The strikes started at the municipal level on Feb. 6 in Germany's southwestern state of Baden-Wuerttemberg, to protest against plans to lengthen working hours to 40 hours from 38.5 hours without any pay increase. Ver.di says it's prepared to strike for between four to six weeks to force local and regional authorities to roll back the plans.

Longer hours may result in 250,000 jobs being cut in the public sector and related administrative branches, Bsirske said. He also said longer hours would curb the number of apprenticeships for young people, lower their chances of being employed after training, bring about a deterioration in working conditions and result in lower wages for part-time workers.

Some 20,000 of the 22,000 workers polled across Hamburg, Schleswig-Holstein, Lower Saxony, North Rhineland-Westphalia, Rhineland-Palatinate, Baden-Wuerttemberg, Bavaria, Saarland and Saxony will join the strike, the first public-sector walkout in 14 years, said Bsirske.

Strike Fund

Hagen Lesch, a wage expert at the Cologne-based IW economic institute, said by telephone that Ver.di will be able to strike ``for some time'' as the union has accumulated between 115 million euros ($138 million) and 150 million euros in funds over the last 14 years to finance possible strikes.
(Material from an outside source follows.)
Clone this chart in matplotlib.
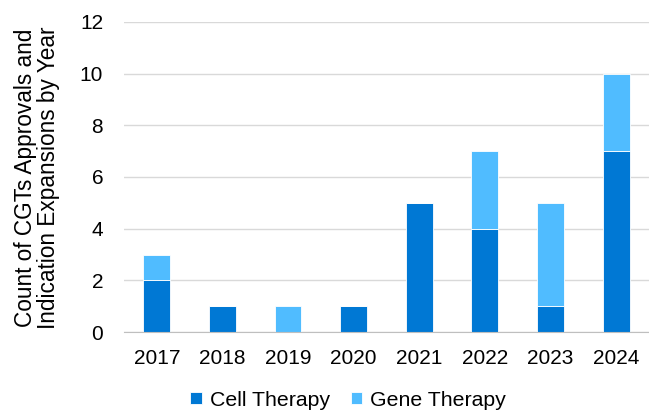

The effect of the stoppages on Germany's economy ``may be limited,'' he added.

Local and regional authorities are pressing for longer working hours without higher pay to cut costs and help lower a budget deficit that has violated European Union limits since 2002.

German business groups said on Feb. 7 that the strike would hurt growth, and argued that the measures unions are protesting were the best way to lower wage costs and boost employment.